I have been quietly watching the way people come apart for years. It is a strange, unsettling thing to notice how quickly the architecture of a relationship can be dismantled. We spend years carefully laying the bricks of intimacy, trust, and shared history. We tell ourselves that we are building something permanent, a fortress against the isolation of existence.
But the moment a crack appears, the whole structure doesn’t just fall. We actively set fire to it.
When things are normal, when we are content or even just comfortably numb and powering through the days, we possess a staggering capacity to overlook. We ignore the sharp edges of the people we supposedly love. We call their flaws endearing. We treat their annoying habits as background noise. But the minute the truce breaks, whether it is a divorce, a vicious argument, or the sudden decision to cut off a family member, the ledger changes instantly.
Everything that was once protected is suddenly weaponized.
The Revisionist Heart
The most terrifying part of human conflict is not the anger. It is the immediate, ruthless rewriting of history. When a relationship fractures, the human mind cannot tolerate the weight of its own grief or guilt. It cannot easily hold the paradox that says, “I deeply loved someone who is now causing me pain.”
To survive the discomfort, the ego becomes a revisionist historian. It combs through the past and systematically re-labels every memory. The quietness you once found peaceful is retroactively painted as cold, calculated emotional withdrawal. The spontaneity you found thrilling becomes reckless instability. The little quirks that you used to smile at are suddenly listed as evidence that the person was always horrible, always broken, always a monster.
It makes you wonder if our perception of others is ever real, or if we are just looking at mirrors. We do not see people as they are. We see them based on how useful they currently are to our emotional stability. The moment their utility drops to zero, our memory of their goodness vanishes with it.
The Transactional Truce
This speed brings up a question that most people spend their entire lives trying to outrun. Are humans actually capable of love, or is what we call love just a beautifully wrapped version of the sunk cost fallacy?
Much of human connection is actually a mutual management of loneliness and convenience. We invest time, resources, and emotional currency into a person, and that investment creates an inertia that we mistake for absolute devotion. We stay because the situation is familiar and because the spreadsheet of our lives balances out at the end of the month.
But the terrifying truth is that the tolerance we offer is completely conditional. It is an unwritten contract that says, “I will bear your flaws as long as you continue to fulfill my needs.” The second the psychological return on investment drops below the cost of the friction, the contract is torn up. People walk away from decades of shared life with a casualness that should make us all sick. It suggests that the good times were not a foundation at all. They were just a prolonged negotiation that finally ran out of capital.
The Entropy of Trust
Why is it so monumentally difficult to build something, but so effortlessly simple to tear it down?

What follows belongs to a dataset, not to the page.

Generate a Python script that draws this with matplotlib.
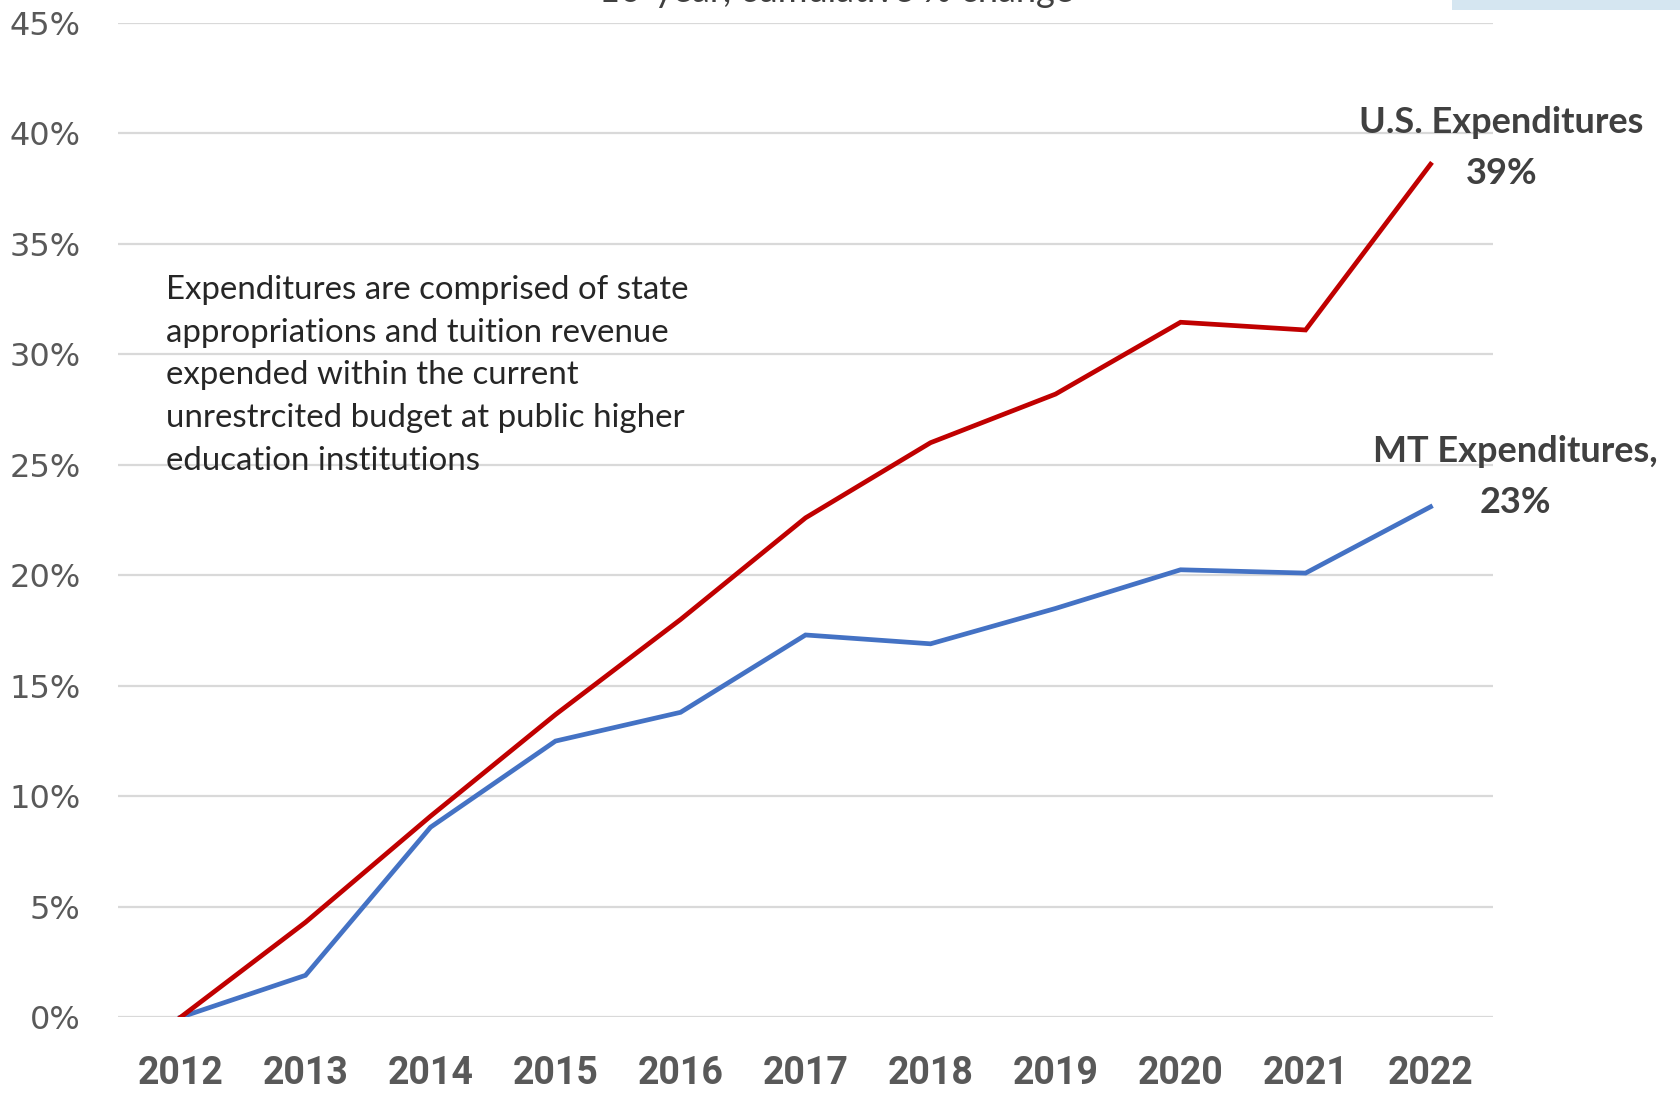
import matplotlib
matplotlib.use("Agg")
import matplotlib.pyplot as plt
from matplotlib.patches import Rectangle
from matplotlib.ticker import FuncFormatter

# ---------------------------------------------------------------------------
# Data (cumulative % change since 2012)
# ---------------------------------------------------------------------------
years = ["2012", "2013", "2014", "2015", "2016", "2017",
         "2018", "2019", "2020", "2021", "2022"]
us_expend = [0.0, 4.3, 9.1, 13.7, 18.0, 22.6, 26.0, 28.2, 31.45, 31.1, 38.6]
mt_expend = [0.0, 1.9, 8.6, 12.5, 13.8, 17.3, 16.9, 18.5, 20.25, 20.1, 23.1]
y_ticks = [0, 5, 10, 15, 20, 25, 30, 35, 40, 45]

title = "10-year, cumulative % change"
note = ("Expenditures are comprised of state\n"
        "appropriations and tuition revenue\n"
        "expended within the current\n"
        "unrestrcited budget at public higher\n"
        "education institutions")

RED = "#C00000"
BLUE = "#4472C4"
GRID = "#D9D9D9"
TICK = "#595959"
LABEL = "#404040"

fig = plt.figure(figsize=(16.81, 10.96), dpi=100)
ax = fig.add_axes([0.0702, 0.0718, 0.818, 0.9074])

x = list(range(len(years)))
ax.plot(x, mt_expend, color=BLUE, linewidth=3.4, solid_joinstyle="miter", zorder=3)
ax.plot(x, us_expend, color=RED, linewidth=3.4, solid_joinstyle="miter", zorder=4)

ax.set_xlim(-0.5, len(years) - 0.5)
ax.set_ylim(0, 45)
ax.set_yticks(y_ticks)
ax.yaxis.set_major_formatter(FuncFormatter(lambda v, _: f"{v:.0f}%"))
ax.set_xticks(x)
ax.set_xticklabels(years)

ax.grid(axis="y", color=GRID, linewidth=1.6, zorder=0)
ax.set_axisbelow(True)
for s in ax.spines.values():
    s.set_visible(False)
ax.tick_params(axis="both", length=0)
ax.tick_params(axis="y", pad=27, labelsize=23, labelcolor=TICK)
ax.tick_params(axis="x", pad=27, labelcolor=TICK)
for lbl in ax.get_yticklabels():
    lbl.set_family(["DejaVu Sans"])
for lbl in ax.get_xticklabels():
    lbl.set_family(["Liberation Sans Narrow", "Roboto"])
    lbl.set_fontweight("bold")
    lbl.set_fontsize(27)

# explanatory note
ax.text(-0.115, 29.05, note, ha="left", va="center", fontsize=23.8,
        family=["Lato", "DejaVu Sans"], color="#262626", linespacing=1.53)

# end-of-line labels
lab_kw = dict(ha="center", va="center", fontsize=26, fontweight="bold",
              family=["Lato", "DejaVu Sans"], color=LABEL, clip_on=False)
ax.text(10.565, 40.5, "U.S. Expenditures", **lab_kw)
ax.text(10.565, 38.2, f"{us_expend[-1]:.0f}%", **lab_kw)
ax.text(10.68, 25.6, "MT Expenditures,", **lab_kw)
ax.text(10.68, 23.3, f"{mt_expend[-1]:.0f}%", **lab_kw)

# title, cut off at the top edge of the image (as in the source)
fig.text(836 / 1681, 1 - 2 / 1096, title, ha="center", va="baseline",
         fontsize=26, family=["Lato", "DejaVu Sans"], color=LABEL)

# light blue strip in the top right corner
fig.patches.append(Rectangle((1452 / 1681, 1 - 10 / 1096), 1, 10 / 1096,
                             transform=fig.transFigure, facecolor="#D5E6F1",
                             edgecolor="none"))

fig.savefig("out.png", dpi=100)
plt.close(fig)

In the physical world, the default law of the universe is entropy. It takes immense intelligence, energy, and time to organize materials into a home, but a stray spark can reduce it to ash in an afternoon. The human psyche operates under the exact same law. Trust requires a flawless, continuous chain of consistency to exist. It requires years of showing up, over and over again, in the dark.
But destruction requires only a second. A single cruel truth, a moment of betrayal, or a sudden escalation of malice can annihilate a lifetime of devotion.
This asymmetry is the most depressing realization of all. It implies that love is an unnatural, high-energy construct. It is an artificial garden that requires constant, exhausting maintenance just to survive the elements. Cruelty, resentment, and indifference are low-energy. They are the weeds. They require no effort at all. They are our default settings, waiting just beneath the surface to take over the moment we stop actively fighting them back.
The Fiction of the Beginning
If a ten-year relationship can be completely poisoned by a two-week ending, which part was the reality? Does the ugly finale invalidate the beautiful beginning, or are we simply creatures capable of holding absolute devotion and absolute malice in the exact same heart, separated only by a shift in perspective?
It is a lonely experience to realize that the people who know your deepest secrets are often the ones best equipped to destroy you with them when the weather changes. We are all walking around with loaded weapons, pretending we don’t know how to pull the trigger, until someone hurts us enough to make us remember.
In the end, we are all faking a little bit of the happiness to keep the peace. But when the masks come off, they don’t just drop to the floor. They shatter. And we are left standing in the ruins, wondering how we ever managed to sleep next to a stranger for so long without realizing they were counting the days until they could burn the house down.
The Ghost in the Ledger
There is a profound emptiness that comes after the revision is complete. You look at the person who used to inhabit your life, and you realize you have successfully convinced yourself that they were always a ghost, always a villain, always a mistake. You win the argument in your head, but the prize is a hollow victory. You have protected your ego, but you have erased a piece of your own life to do it. You are left with a perfectly clean ledger, a perfectly justified anger, and a completely empty room.